### Aim of the task
Write out all of the lines below, exactly and completely.

### Information supplied
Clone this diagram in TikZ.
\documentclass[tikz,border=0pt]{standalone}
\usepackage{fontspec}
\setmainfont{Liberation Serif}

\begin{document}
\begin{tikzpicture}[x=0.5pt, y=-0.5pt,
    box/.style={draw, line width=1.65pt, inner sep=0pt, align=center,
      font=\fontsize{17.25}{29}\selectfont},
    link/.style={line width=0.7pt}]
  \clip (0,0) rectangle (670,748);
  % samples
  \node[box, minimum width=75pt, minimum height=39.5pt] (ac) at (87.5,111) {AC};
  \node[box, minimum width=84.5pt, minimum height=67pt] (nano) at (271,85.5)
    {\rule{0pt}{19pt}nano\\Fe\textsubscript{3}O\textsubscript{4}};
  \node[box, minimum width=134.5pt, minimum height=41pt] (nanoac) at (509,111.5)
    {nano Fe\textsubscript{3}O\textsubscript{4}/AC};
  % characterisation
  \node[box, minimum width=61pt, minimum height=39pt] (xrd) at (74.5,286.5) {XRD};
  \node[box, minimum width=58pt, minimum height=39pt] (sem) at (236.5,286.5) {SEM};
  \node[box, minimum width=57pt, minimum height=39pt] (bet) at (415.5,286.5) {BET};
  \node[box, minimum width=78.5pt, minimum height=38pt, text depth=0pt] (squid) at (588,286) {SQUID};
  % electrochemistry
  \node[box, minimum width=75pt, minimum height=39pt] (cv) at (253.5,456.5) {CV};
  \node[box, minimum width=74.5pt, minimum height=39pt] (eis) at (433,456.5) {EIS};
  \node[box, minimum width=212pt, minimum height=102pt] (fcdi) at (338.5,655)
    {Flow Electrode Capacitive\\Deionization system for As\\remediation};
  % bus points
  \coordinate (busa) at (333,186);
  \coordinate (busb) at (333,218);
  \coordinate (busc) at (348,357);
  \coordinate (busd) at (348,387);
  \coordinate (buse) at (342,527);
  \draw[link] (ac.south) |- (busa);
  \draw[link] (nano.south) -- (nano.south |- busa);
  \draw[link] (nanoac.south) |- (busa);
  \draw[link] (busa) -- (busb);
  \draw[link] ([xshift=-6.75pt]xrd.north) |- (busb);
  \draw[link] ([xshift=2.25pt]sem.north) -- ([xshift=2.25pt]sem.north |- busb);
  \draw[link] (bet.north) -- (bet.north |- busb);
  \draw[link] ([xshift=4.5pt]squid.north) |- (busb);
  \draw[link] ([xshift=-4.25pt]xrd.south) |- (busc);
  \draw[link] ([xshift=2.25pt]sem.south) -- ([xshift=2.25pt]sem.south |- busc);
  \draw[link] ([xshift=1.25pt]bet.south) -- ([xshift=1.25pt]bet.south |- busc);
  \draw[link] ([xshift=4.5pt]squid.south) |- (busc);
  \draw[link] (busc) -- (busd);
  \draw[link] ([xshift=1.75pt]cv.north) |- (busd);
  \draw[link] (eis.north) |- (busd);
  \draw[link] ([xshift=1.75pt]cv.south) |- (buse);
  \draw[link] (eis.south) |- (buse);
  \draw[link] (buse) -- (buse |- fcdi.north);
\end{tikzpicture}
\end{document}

### The reply
Clone this diagram in TikZ.
\documentclass[tikz,border=0pt]{standalone}
\usepackage{fontspec}
\setmainfont{Liberation Serif}

\begin{document}
\begin{tikzpicture}[x=0.5pt, y=-0.5pt,
    box/.style={draw, line width=1.65pt, inner sep=0pt, align=center,
      font=\fontsize{17.25}{29}\selectfont},
    link/.style={line width=0.7pt}]
  \clip (0,0) rectangle (670,748);
  % samples
  \node[box, minimum width=75pt, minimum height=39.5pt] (ac) at (87.5,111) {AC};
  \node[box, minimum width=84.5pt, minimum height=67pt] (nano) at (271,85.5)
    {\rule{0pt}{19pt}nano\\Fe\textsubscript{3}O\textsubscript{4}};
  \node[box, minimum width=134.5pt, minimum height=41pt] (nanoac) at (509,111.5)
    {nano Fe\textsubscript{3}O\textsubscript{4}/AC};
  % characterisation
  \node[box, minimum width=61pt, minimum height=39pt] (xrd) at (74.5,286.5) {XRD};
  \node[box, minimum width=58pt, minimum height=39pt] (sem) at (236.5,286.5) {SEM};
  \node[box, minimum width=57pt, minimum height=39pt] (bet) at (415.5,286.5) {BET};
  \node[box, minimum width=78.5pt, minimum height=38pt, text depth=0pt] (squid) at (588,286) {SQUID};
  % electrochemistry
  \node[box, minimum width=75pt, minimum height=39pt] (cv) at (253.5,456.5) {CV};
  \node[box, minimum width=74.5pt, minimum height=39pt] (eis) at (433,456.5) {EIS};
  \node[box, minimum width=212pt, minimum height=102pt] (fcdi) at (338.5,655)
    {Flow Electrode Capacitive\\Deionization system for As\\remediation};
  % bus points
  \coordinate (busa) at (333,186);
  \coordinate (busb) at (333,218);
  \coordinate (busc) at (348,357);
  \coordinate (busd) at (348,387);
  \coordinate (buse) at (342,527);
  \draw[link] (ac.south) |- (busa);
  \draw[link] (nano.south) -- (nano.south |- busa);
  \draw[link] (nanoac.south) |- (busa);
  \draw[link] (busa) -- (busb);
  \draw[link] ([xshift=-6.75pt]xrd.north) |- (busb);
  \draw[link] ([xshift=2.25pt]sem.north) -- ([xshift=2.25pt]sem.north |- busb);
  \draw[link] (bet.north) -- (bet.north |- busb);
  \draw[link] ([xshift=4.5pt]squid.north) |- (busb);
  \draw[link] ([xshift=-4.25pt]xrd.south) |- (busc);
  \draw[link] ([xshift=2.25pt]sem.south) -- ([xshift=2.25pt]sem.south |- busc);
  \draw[link] ([xshift=1.25pt]bet.south) -- ([xshift=1.25pt]bet.south |- busc);
  \draw[link] ([xshift=4.5pt]squid.south) |- (busc);
  \draw[link] (busc) -- (busd);
  \draw[link] ([xshift=1.75pt]cv.north) |- (busd);
  \draw[link] (eis.north) |- (busd);
  \draw[link] ([xshift=1.75pt]cv.south) |- (buse);
  \draw[link] (eis.south) |- (buse);
  \draw[link] (buse) -- (buse |- fcdi.north);
\end{tikzpicture}
\end{document}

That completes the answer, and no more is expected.